Над дальним краем летного поля самолет капитана резко развернулся и устремился обратно над взлетной полосой, набирая высоту.
Один из членов наземной команды рядом со мной внезапно начал что-то кричать, но я не мог разобрать слов. Он показывал вверх, на машину Бартлетта, которая теперь набирала высоту заметно резче.
Кто-то еще заорал:
– Что-то не так! Он рухнет, если не выровняется!
Самолет летел почти вертикально и начал крутиться под своим пропеллером. Он был почти над нами. Все вокруг смотрели на него, тыкали пальцами, кричали, звали на помощь.
– При таком угле заглохнет двигатель!
– Опусти нос!
– У него ни за что не получится!
Клубы черного дыма окутали нос самолета, но их почти тут же сдула струя воздуха от пропеллера. Самолет барахтался в воздухе, наклонился назад, и тут же из двигателя снова повалил густой дым. На миг самолет выглядел нормально, когда нос опустился, показалось, что машина выровнялась, но почти тут же опять начала крутиться, потеряла управление и, ускоряясь, полетела к земле, оставляя за собой ужасающую черную спираль.
Он падал на нас.

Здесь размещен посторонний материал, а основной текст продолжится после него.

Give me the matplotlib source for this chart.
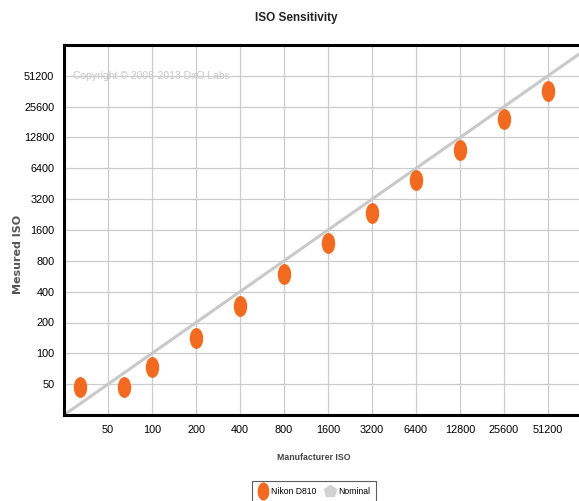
import numpy as np
import matplotlib
matplotlib.use("Agg")
import matplotlib.pyplot as plt
from matplotlib.path import Path
from matplotlib.transforms import Affine2D
from matplotlib.lines import Line2D

# data
manufacturer_iso = [32, 64, 100, 200, 400, 800, 1600, 3200, 6400, 12800, 25600, 51200]
measured_iso = [47, 47, 74, 140, 292, 591, 1187, 2363, 4890, 9600, 19280, 36450]
nominal = [25, 102400]
tick_values = [50, 100, 200, 400, 800, 1600, 3200, 6400, 12800, 25600, 51200]

narrow = ['Liberation Sans', 'DejaVu Sans']
orange = '#f26a1f'
gray_line = '#c9c9c9'

# tall ellipse marker (the picture looks squeezed sideways)
ellipse = Path.unit_circle().transformed(Affine2D().scale(0.62, 1.0))

fig = plt.figure(figsize=(5.79, 5.01), dpi=100)
ax = fig.add_axes([64 / 579, 86 / 501, 528 / 579, 370 / 501])

ax.set_xscale('log', base=2)
ax.set_yscale('log', base=2)
ax.set_xlim(25, 102400)
ax.set_ylim(25, 102400)

ax.plot(nominal, nominal, color=gray_line, lw=2.2, zorder=2)
ax.plot(manufacturer_iso, measured_iso, ls='none', marker=ellipse,
        markersize=14, color=orange, mec=orange, zorder=3)

ax.set_xticks(tick_values)
ax.set_yticks(tick_values)
ax.set_xticklabels([str(v) for v in tick_values], family=narrow, fontsize=7.8)
ax.set_yticklabels([str(v) for v in tick_values], family=narrow, fontsize=7.8)
ax.minorticks_off()
ax.tick_params(length=0, pad=7)
ax.grid(True, color='#cccccc', lw=0.9)
ax.set_axisbelow(True)

for side in ['top', 'left', 'bottom']:
    ax.spines[side].set_linewidth(2.2)
ax.spines['right'].set_visible(False)

# watermark
fig.text(73 / 579, 1 - 76 / 501, 'Copyright \u00a9 2008-2013 DxO Labs',
         family=narrow, fontsize=7.5, color='#c8c8c8', va='center')

fig.text(296 / 579, 1 - 18 / 501, 'ISO Sensitivity', family=narrow,
         fontweight='bold', fontsize=8.5, ha='center', va='center', color='#222222')
fig.text(314 / 579, 1 - 458 / 501, 'Manufacturer ISO', family=narrow,
         fontweight='bold', fontsize=6.3, ha='center', va='center', color='#444444')
fig.text(18 / 579, 1 - 254 / 501, 'Mesured ISO', fontweight='bold',
         fontsize=8, rotation=90, ha='center', va='center', color='#555555')

handles = [
    Line2D([], [], ls='none', marker=ellipse, markersize=12, color=orange),
    Line2D([], [], ls='none', marker='p', markersize=9, color='#d2d2d2'),
]
leg = fig.legend(handles, ['Nikon D810', 'Nominal'], loc='upper center',
                 bbox_to_anchor=(314 / 579, 1 - 477 / 501), ncol=2,
                 fancybox=False, frameon=True, edgecolor='#333333',
                 prop={'family': narrow, 'size': 6.2}, handletextpad=0.4,
                 columnspacing=0.9, borderpad=0.7, handlelength=1.2)
leg.get_frame().set_linewidth(0.8)

fig.savefig('out.png', dpi=100)
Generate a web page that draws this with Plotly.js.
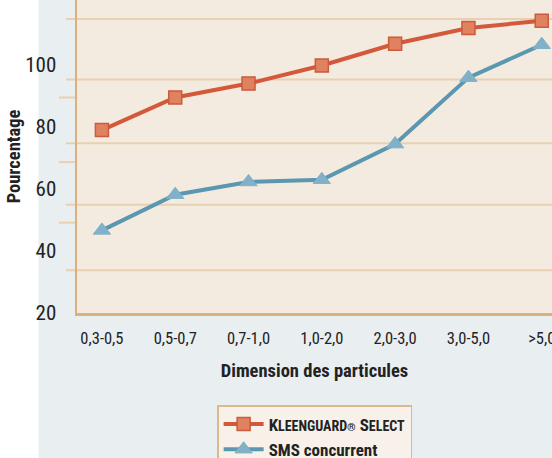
<!DOCTYPE html>
<html><head><meta charset="utf-8">
<script src="https://cdn.plot.ly/plotly-3.0.1.min.js"></script>
<style>html,body{margin:0;padding:0;background:#fff}#chart{width:552px;height:458px}</style>
</head><body><div id="chart"></div>
<script>
const categories = ['0,3-0,5','0,5-0,7','0,7-1,0','1,0-2,0','2,0-3,0','3,0-5,0','>5,0'];
const kleenguard = [78.9, 89.4, 93.9, 99.7, 106.7, 111.8, 114.1];
const sms = [46.6, 58.1, 62.2, 62.9, 74.4, 95.8, 106.4];
const yTickVals = [20, 40, 60, 80, 100];
const gridVals = [33.8, 54.9, 74.7, 95.2, 114.7];
const minorTickVals = [49.1, 68.6, 89.4];

const F = '"Roboto Condensed", "Liberation Sans Narrow", "Arial Narrow", "DejaVu Sans Condensed", sans-serif';
const yr = [20, 120.8];
const GRID = '#e8d0b0';

const traces = [
  {x: categories, y: kleenguard, type: 'scatter', mode: 'lines+markers',
   name: 'K<span style="font-size:14px">LEENGUARD</span><span style="font-size:11px">®</span> S<span style="font-size:14px">ELECT</span>',
   line: {color: '#d4583a', width: 4},
   marker: {symbol: 'square', size: 13, color: '#e0825f', line: {color: '#cc5a3c', width: 1.5}}},
  {x: categories, y: sms, type: 'scatter', mode: 'lines+markers', name: 'SMS concurrent',
   line: {color: '#5b97b0', width: 4},
   marker: {symbol: 'triangle-up', size: 15, color: '#80b1c8', line: {color: '#80b1c8', width: 1}}}
];

const shapes = [
  {type: 'rect', xref: 'paper', yref: 'paper', x0: -0.163, x1: -0.081, y0: -0.47, y1: 1,
   fillcolor: '#ffffff', line: {width: 0}, layer: 'below'}
];
gridVals.forEach(v => shapes.push({type: 'line', xref: 'paper', yref: 'y', x0: -0.023, x1: 1, y0: v, y1: v,
  line: {color: GRID, width: 2}, layer: 'below'}));
minorTickVals.forEach(v => shapes.push({type: 'line', xref: 'paper', yref: 'y', x0: -0.038, x1: 0, y0: v, y1: v,
  line: {color: GRID, width: 2}, layer: 'below'}));

const layout = {
  width: 552, height: 458,
  margin: {l: 77, r: 0, t: 0, b: 145, autoexpand: false},
  paper_bgcolor: '#e9eef1',
  plot_bgcolor: '#f3ebdf',
  font: {family: F, color: '#222', size: 16},
  showlegend: true,
  legend: {x: 0.295, y: -0.294, xanchor: 'left', yanchor: 'top',
    bgcolor: '#f7f1e9', bordercolor: '#dcb98c', borderwidth: 1.5,
    font: {family: F, size: 17, color: '#222', weight: 'bold'}, itemwidth: 40, tracegroupgap: 0},
  xaxis: {type: 'category', range: [-0.34, 6.14], showgrid: false, zeroline: false, automargin: false,
    showline: true, linecolor: '#d9b080', linewidth: 3, ticks: '', ticklabelstandoff: 8,
    tickfont: {family: F, size: 16.5, color: '#222'},
    title: {text: 'Dimension des particules', font: {family: F, size: 18.5, color: '#222', weight: 'bold'}, standoff: 18}},
  yaxis: {range: yr, tickvals: yTickVals, ticks: '', showgrid: false, zeroline: false, automargin: false,
    showline: true, linecolor: '#d9b080', linewidth: 2.5, ticklabelstandoff: 14,
    tickfont: {family: F, size: 21, color: '#222'},
    title: {text: 'Pourcentage', font: {family: F, size: 18.5, color: '#222', weight: 'bold'}, standoff: 0}},
  shapes: shapes
};

Plotly.newPlot('chart', traces, layout, {displayModeBar: false, staticPlot: true});
</script></body></html>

Все побежали прочь, отчаянно спотыкаясь на ухабистой земле, пытаясь покинуть опасную зону, то и дело оглядываясь.
Каким-то чудом рухнувший самолет никого не задел. Он ударился о поле на огромной скорости, меньше чем в двадцати пяти метрах от того места, где мы только что стояли. За катастрофой последовали вспышка и громкий взрыв. По ощущениям волна от него напоминала пинок. Белые, красные и оранжевые языки пламени тянулись во всех направлениях. Огромное облако дыма с огненными прослойками повалило вверх.
Я вместе с остальными поспешил к потерпевшему крушение самолету, отчаянно пытаясь добраться до обломков раньше, чем их охватит пламя, но чем ближе мы подбегали, тем очевиднее становилось, что топливный бак разорвало от удара. Языки горящего топлива скользнули по траве, они казались ярко-оранжевыми при дневном свете и были увенчаны густой пеленой дыма. Остальные военные продолжали бежать, а я замер на месте. Меня охватил ужас, но не из-за пожара и не от страха, что раздастся второй взрыв, не уступающий первому, я просто боялся того, что могу увидеть. Второй взрыв и впрямь случился, но оказался куда слабее. Людей, бежавших впереди меня, задело тепловой волной. Кто-то упал, другие отползали подальше от этого ада.
Я взирал на все это, онемев от ужаса, и через дым и языки пламени увидел то, что никогда не смогу стереть из памяти. Силуэт человека, который пытался встать и высвободиться из-под обломков самолета. Он бешено размахивал руками и кричал что было мочи, но я видел, что бóльшая часть его одежды сгорела прямо на нем. Обнажилась плоть, черневшая и горевшая прямо на моих глазах. Казалось, он плавился как воск, сгорал, но не до хруста, а превращался в мягкую податливую массу, таял. Понятия не имею, видел ли я Симеона Бартлетта или второго пилота, Аструма.
Человек сложился пополам, нагнулся, накренился вперед и потек вниз, в преисподнюю.
Я в ужасе отшатнулся, когда раздался новый взрыв, самый слабый из трех. Услышал звук еще одного двигателя, пожарный автомобиль примчался, подпрыгивая на траве. Я без сил сел прямо на солнцепеке и на легком ветру, вдыхая запах горевшего топлива и огнеопасной жидкости, которой пропитывают обшивку на крыльях, слушая потрескивание горящего дерева. К нему теперь присоединилось журчание воды из пожарного шланга, которой заливали пылающие обломки. Надо мной валил густой дым. От его запаха выворачивало наизнанку.